Five takeaways from Western Conference Championship leg one loss


As the seconds ticked down at Seattle’s CenturyLink Field on a 2-1 loss for the Colorado Rapids, the national broadcast noted that both sides could walk away from the match claiming to hold an advantage heading into the final leg of the Western Conference Championship – to be played Sunday in Commerce City.

Colorado certainly has much to look forward to as play returns to the friendly confines of Dick’s Sporting Goods Park, where the Rapids are undefeated on the season. But Colorado needs more than simply a “non-loss” to advance to their third MLS Cup. Colorado needs a win – preferably a 1-0 win – for the chance to claim the team’s second Cup.

Here are some of the key takeaways from Tuesday’s loss and how they could affect the team in the second leg.

The MacMath Effect

Colorado was playing with backup goalkeeper Zac MacMath in net due to an injury that will shelve Tim Howard for at least three to four months. MacMath started Colorado’s first 16 games in 2016, 17 total in the regular season, and was statistically better than Howard in many key areas. Still, Zac MacMath is not Tim Howard.

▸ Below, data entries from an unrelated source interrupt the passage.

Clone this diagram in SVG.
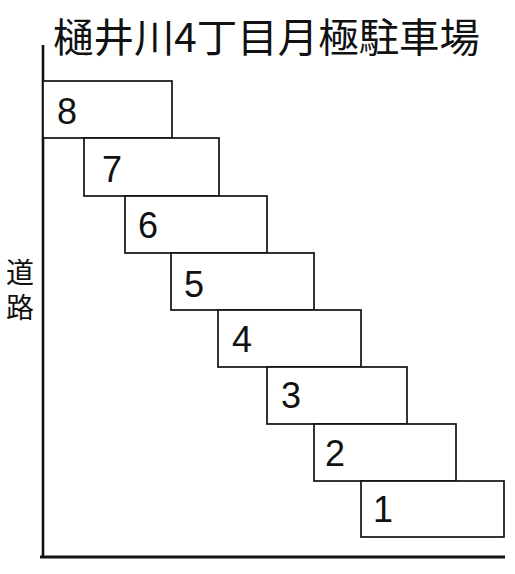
<svg xmlns="http://www.w3.org/2000/svg" width="515" height="574" viewBox="0 0 515 574">
<style>
.box{fill:#fff;stroke:#111;stroke-width:1.7}
.num{font-family:"Liberation Sans",Arial,sans-serif;font-size:36px;fill:#111}
.jp{font-family:"Noto Sans CJK JP","Noto Sans CJK SC",sans-serif;fill:#111}
.axis{stroke:#111;fill:none}
</style>
<rect width="515" height="574" fill="#fff"/>
<text class="jp" x="53" y="52" font-size="40" textLength="427" lengthAdjust="spacingAndGlyphs">樋井川4丁目月極駐車場</text>
<g id="road-label">
<text class="jp" x="20" y="258" font-size="28" writing-mode="vertical-rl" letter-spacing="7">道路</text>
</g>
<g id="connectors">
<line class="axis" x1="43" y1="45" x2="43" y2="556" stroke-width="2.6"/>
<line class="axis" x1="40" y1="557" x2="505" y2="557" stroke-width="3"/>
</g>
<g id="space-8"><rect class="box" x="43" y="81" width="129" height="57"/><text class="num" x="57" y="124">8</text></g>
<g id="space-7"><rect class="box" x="84" y="138" width="135" height="58"/><text class="num" x="102" y="182">7</text></g>
<g id="space-6"><rect class="box" x="125" y="196" width="142" height="57"/><text class="num" x="138" y="238">6</text></g>
<g id="space-5"><rect class="box" x="171" y="253" width="143" height="57"/><text class="num" x="184" y="297">5</text></g>
<g id="space-4"><rect class="box" x="218" y="310" width="143" height="57"/><text class="num" x="232" y="352">4</text></g>
<g id="space-3"><rect class="box" x="267" y="367" width="140" height="57"/><text class="num" x="281" y="408">3</text></g>
<g id="space-2"><rect class="box" x="314" y="424" width="142" height="57"/><text class="num" x="325" y="466">2</text></g>
<g id="space-1"><rect class="box" x="361" y="481" width="143" height="56"/><text class="num" x="373" y="522">1</text></g>
</svg>
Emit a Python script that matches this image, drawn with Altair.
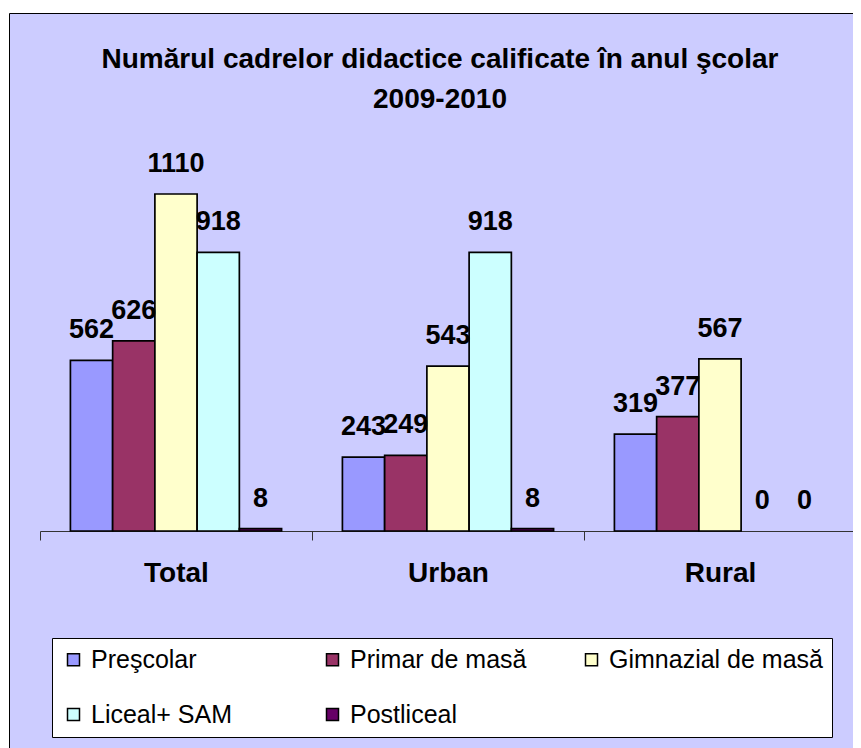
import altair as alt
import pandas as pd

groups = ["Total", "Urban", "Rural"]
series = ["Preşcolar", "Primar de masă", "Gimnazial de masă", "Liceal+ SAM", "Postliceal"]
colors = ["#9999FF", "#993366", "#FFFFCC", "#CCFFFF", "#660066"]
prescolar = [562, 243, 319]
primar = [626, 249, 377]
gimnazial = [1110, 543, 567]
liceal = [918, 918, 0]
postliceal = [8, 8, 0]

rows = []
for s, vals in zip(series, [prescolar, primar, gimnazial, liceal, postliceal]):
    for g, v in zip(groups, vals):
        rows.append({"grupa": g, "serie": s, "valoare": v})
df = pd.DataFrame(rows)

FONT = "Liberation Sans"

x_enc = alt.X(
    "grupa:N",
    sort=groups,
    title=None,
    scale=alt.Scale(range=[31, 847], paddingInner=0, paddingOuter=0),
    axis=alt.Axis(
        offset=-222,
        labelAngle=0,
        labelFont=FONT,
        labelFontSize=28,
        labelFontWeight="bold",
        labelColor="black",
        labelPadding=19,
        tickSize=9,
        tickBand="extent",
        tickColor="#333333",
        domainColor="#333333",
        grid=False,
    ),
)
xoff = alt.XOffset("serie:N", sort=series, scale=alt.Scale(paddingOuter=0.72, paddingInner=0))
y_enc = alt.Y("valoare:Q", axis=None, scale=alt.Scale(domain=[0, 1110], range=[518, 181]))

base = alt.Chart(df)

bars = base.mark_bar(stroke="black", strokeWidth=1.7).encode(
    x=x_enc,
    xOffset=xoff,
    y=y_enc,
    color=alt.Color(
        "serie:N",
        sort=series,
        scale=alt.Scale(domain=series, range=colors),
        legend=alt.Legend(
            title=None,
            orient="none",
            legendX=43,
            legendY=625,
            direction="horizontal",
            columns=3,
            gridAlign="all",
            columnPadding=15,
            rowPadding=29,
            padding=9,
            fillColor="white",
            strokeColor="black",
            symbolType="square",
            symbolSize=144,
            symbolStrokeColor="black",
            symbolStrokeWidth=1.5,
            labelFont=FONT,
            labelFontSize=25,
            labelColor="black",
            labelOffset=5,
            labelLimit=400,
        ),
    ),
).transform_filter("datum.valoare > 0")

labels = base.mark_text(
    font=FONT, fontSize=27, fontWeight="bold", color="black",
    baseline="alphabetic", dy=-22,
).encode(
    x=x_enc,
    xOffset=xoff,
    y=y_enc,
    text=alt.Text("valoare:Q"),
)

chart = alt.layer(bars, labels).properties(
    width=844,
    height=740,
    title=alt.TitleParams(
        text=["Numărul cadrelor didactice calificate în anul şcolar", "2009-2010"],
        font=FONT,
        fontSize=28,
        fontWeight="bold",
        color="black",
        anchor="middle",
        frame="group",
        baseline="top",
        offset=-101,
        lineHeight=40,
        dx=9,
    ),
    autosize=alt.AutoSizeParams(type="none"),
    padding={"left": 1, "top": 5, "right": 0, "bottom": 0},
).configure(background="white").configure_view(
    fill="#CCCCFF", stroke="black", strokeWidth=1
)

chart.save("out.html", embed_options={"renderer": "svg", "actions": False})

On several occasions, including the equalizer by Jordan Morris, MacMath was deep in the box and surrendered quality looks to Seattle. To his credit, he made several key saves, including a dangerous sequence in a crowded box shortly after Seattle had leveled things. Another goal at that time might have spelled disaster. Colorado’s defensive depth a concern all night and something they will need to correct at home. MacMath regained some confidence late, and although he conceded the game-winner on a penalty shot, in the second half he seemed to reestablish that commanding presence that put him in the conversation for best keeper in the league during the first half of the regular season.

On Gashi’s Ankle

One week prior to the match, head coach Pablo Mastroeni said he did not expect Colorado’s Golden Boot winner, Shkelzen Gashi, to play on the turf in Seattle. Gashi has been nursing an injured ankle suffered near halftime of Colorado’s decisive win over Los Angeles in the last round.

Gashi, though, is a gamer. Despite a severely swollen ankle, he was on the pitch and performing his usual magic. Gashi was the decoy on Colorado’s opening goal, skipping over a Jermaine Jones pass and making a run that freed Kevin Doyle for a beautifully lofted score. He took only one shot, but handled all the corner duties and most free kicks inside the offensive zone. Most of Colorado’s free chances came from a distance counterproductive to Gashi’s striking ability, though. Gashi was not great in winning possession duels, but should be commended (considering his ankle) as he was better than most everyone else on his squad, which was dominated 53-28 in that category on the night.

Jones Goes the Distance

Also of high concern for Pablo Mastroeni was Jermaine Jones’ health and fitness. Jones, 35, is finally looking (mostly) healthy from a leg injury, but he has logged significant minutes over the past two weeks in games for the U.S. Men’s National Team and then going the distance Tuesday night.

Jones spent some time on the ground Tuesday and was hobbling at times, but he was unquestionably Colorado’s most influential player on the night. It was clear that his time off impacted some of his timing and reads with teammates. On several occasions Dominique Badji would cut right when Jones was thinking left, or vise versa. With a game under their belts, Colorado should find better offensive rhythm on Sunday; however, Jones will need to rest during the week to recover from the mileage he’s logged of late. If Colorado is going to win the second leg, they need Jones to be just as strong as he was on Tuesday.

Le Toux Must Finish

No doubt Marlon Hairston, a late substitution, will be replaying his missed opportunity many, many times over between now and Sunday. Late in the second half Sebastian Le Toux broke free inside the box and sucked three Seattle defenders with him as he stood face-to-face with Stefan Frei. Le Toux’s angle was not great and he missed a streaking Hariston coming into the box with nothing but net standing in front of him. It was one of three shots on the night for Le Toux, two on target, that he could not convert. At times he looked as though he was moving at half-speed compared to his defenders and he was never really able to create separation outside of that one opportunity on the interior. With all the attention Gashi and Doyle command, Le Toux will find himself with opportunities on Sunday. He can be most effective by finding another open body in those situations.

Field and Fouls

A cold, steady rain fell in Seattle basically from start to finish on Tuesday night and Colorado often looked like a team whose home did not see rain for the final three months of the regular season. Seattle looked far more comfortable in the wet, slippery conditions and had an obvious speed advantage, especially on the wings.

Colorado has held the best home-field advantage in MLS this season, going undefeated at home, 11-0-6. Most importantly, they secured a key road goal on Tuesday night, meaning a 1-0 decision on Sunday is all they need to advance to the MLS Cup. Colorado’s stout defense, led by Axel Sjoberg, has been outstanding at home but will need to be as good as ever in the second leg. Captain Sam Cronin took a yellow card that will keep him out on Sunday. Cronin is key in the defensive midfield and his loss will be sizable.